Linus Torvalds <torvalds@xxxxxxxxxxxxxxxxxxxx> · Sat, 24 Feb 2024 10:20:14 -0800

On Sat, 24 Feb 2024 at 09:31, Linus Torvalds
<torvalds@xxxxxxxxxxxxxxxxxxxx> wrote:
>
> And (one) important part here is "nobody sane does that".  So
> benchmarking this is a bit crazy. The code is literally meant for bad
> actors, and what you are benchmarking is the kernel telling you "don't
> do that then".

Side note: one reason why the big hammer approach of "don't do that"
has worked so well is that the few loads that *do* want to do this and
have a valid reason to write large amounts of data in one go are
generally trivially translated to O_DIRECT.

For example, if you actually do things like write disk images etc,
O_DIRECT is lovely and easy - even trivial - to use. You don't even
have to write code for it, you can (and people do) just use 'dd' with
'oflag=direct'. So even trivial shell scripting has access to the
"don't do that then" flag.

In other words, I really think that Luis' benchmark triggers that
kernel "you are doing something actively wrong and stupid" logic. It's
not the kernel trying to optimize writeback. It's the kernel trying to
protect others from stupid loads.

Now, I'm also not saying that you should benchmark this with our
"vm_dirty_bytes" logic disabled. That may indeed help performance on
that benchmark, but you'll just hit other problem spots instead. Once
you fill up lots of memory, other problems become really big and
nasty, so you would then need *other* fixes for those issues.

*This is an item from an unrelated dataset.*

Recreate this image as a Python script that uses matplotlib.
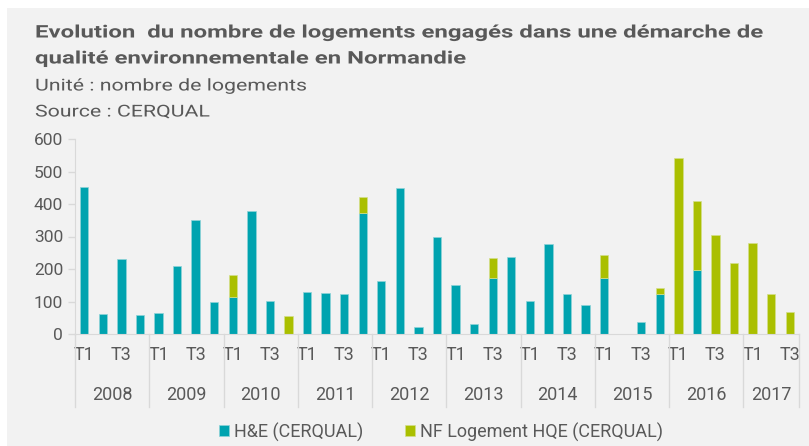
import numpy as np
import matplotlib.pyplot as plt
from matplotlib.patches import Rectangle
from matplotlib.patheffects import AbstractPathEffect
from matplotlib.transforms import Affine2D, blended_transform_factory

plt.rcParams["font.family"] = ["Roboto", "DejaVu Sans"]

years = ["2008", "2009", "2010", "2011", "2012", "2013", "2014", "2015", "2016", "2017"]
quarters_per_year = [4, 4, 4, 4, 4, 4, 4, 4, 4, 3]
quarters = ["T1", "T2", "T3", "T4"]

# H&E (CERQUAL)
he = [452, 63, 230, 57,
      64, 208, 351, 99,
      115, 379, 101, 0,
      128, 126, 124, 372,
      163, 449, 21, 299,
      150, 31, 173, 238,
      103, 278, 124, 88,
      173, 0, 36, 124,
      0, 196, 0, 0,
      0, 0, 0]
# NF Logement HQE (CERQUAL)
nf = [0, 0, 0, 0,
      0, 0, 0, 0,
      66, 0, 0, 55,
      0, 0, 0, 51,
      0, 0, 0, 0,
      0, 0, 60, 0,
      0, 0, 0, 0,
      71, 0, 0, 19,
      543, 212, 304, 218,
      281, 123, 69]

teal = "#00a3af"
green = "#aabf00"
txt = "#595959"
bg = "#f2f2f2"


class Stretch(AbstractPathEffect):
    # widen glyphs horizontally around the text's left edge
    def __init__(self, sx):
        super().__init__()
        self.sx = sx

    def draw_path(self, renderer, gc, tpath, affine, rgbFace=None):
        ox = affine.transform((0, 0))[0]
        a = affine + Affine2D().translate(-ox, 0).scale(self.sx, 1).translate(ox, 0)
        renderer.draw_path(gc, tpath, a, rgbFace)


fig = plt.figure(figsize=(8.09, 4.46), dpi=100, facecolor="white")
fig.patches.append(Rectangle((7 / 809, 0), 1, 1 - 8 / 446, transform=fig.transFigure,
                             facecolor=bg, edgecolor="none", zorder=-10))

ax = fig.add_axes([75 / 809, (446 - 334) / 446, (799 - 75) / 809, (334 - 139) / 446])
ax.set_facecolor(bg)

x = np.arange(len(he))
he = np.array(he)
nf = np.array(nf)
m1 = he > 0
m2 = nf > 0
ax.bar(x[m1], he[m1], width=0.45, color=teal, edgecolor="#8fd3d8", linewidth=0.5,
       label="H&E (CERQUAL)")
ax.bar(x[m2], nf[m2], width=0.45, bottom=he[m2], color=green, edgecolor="#d3df8c",
       linewidth=0.5, label="NF Logement HQE (CERQUAL)")

ax.set_xlim(-0.5, len(he) - 0.5)
ax.set_ylim(0, 600)
ax.set_yticks(range(0, 601, 100))
ax.tick_params(axis="y", colors="#d9d9d9", labelcolor=txt, labelsize=12.5, length=5, width=1)

for s in ["top", "right"]:
    ax.spines[s].set_visible(False)
ax.spines["left"].set_color("#d9d9d9")
ax.spines["bottom"].set_color("#d9d9d9")

# quarter labels, every other one shown
labels = []
for n in quarters_per_year:
    labels += quarters[:n]
ax.set_xticks(x[::2])
ax.set_xticklabels([labels[i] for i in x[::2]])
ax.tick_params(axis="x", length=0, labelsize=13, labelcolor=txt, pad=9)

# year labels and separators
trans = blended_transform_factory(ax.transData, ax.transAxes)
edges = np.concatenate([[0], np.cumsum(quarters_per_year)]) - 0.5
for i, yr in enumerate(years):
    mid = (edges[i] + edges[i + 1]) / 2
    ax.text(mid, -0.315, yr, transform=trans, ha="center", va="center", fontsize=13, color=txt)
for e in edges:
    ax.plot([e, e], [0, -0.375], transform=trans, color="#d9d9d9", lw=1, clip_on=False)

fig.text(35 / 809, 1 - 33 / 446, "Evolution  du nombre de logements engagés dans une démarche de",
         fontsize=12.5, fontweight="bold", color=txt, va="center", path_effects=[Stretch(1.38)])
fig.text(35 / 809, 1 - 59 / 446, "qualité environnementale en Normandie",
         fontsize=12.5, fontweight="bold", color=txt, va="center", path_effects=[Stretch(1.38)])
fig.text(35 / 809, 1 - 86 / 446, "Unité : nombre de logements", fontsize=11.8, color=txt,
         va="center", path_effects=[Stretch(1.3)])
fig.text(35 / 809, 1 - 112 / 446, "Source : CERQUAL", fontsize=11.8, color=txt,
         va="center", path_effects=[Stretch(1.3)])

fig.legend(loc="center", bbox_to_anchor=(441 / 809, 14 / 446), ncol=2, frameon=False,
           fontsize=13, labelcolor=txt, handlelength=0.55, handleheight=0.55,
           handletextpad=0.3, columnspacing=2.3)

fig.savefig("out.png", dpi=100, facecolor=fig.get_facecolor())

If somebody really cares about this kind of load, and cannot use
O_DIRECT for some reason ("I actually do want caches 99% of the
time"), I suspect the solution is to have some slightly gentler way to
say "instead of the throttling logic, I want you to start my writeouts
much more synchronously".

IOW, we could have a writer flag that still uses the page cache, but
that instead of that

                balance_dirty_pages_ratelimited(mapping);

in generic_perform_write(), it would actually synchronously *start*
the write, that might work a whole lot better for any load that still
wants to do big streaming writes, but wants to also keep the page
cache component.

                Linus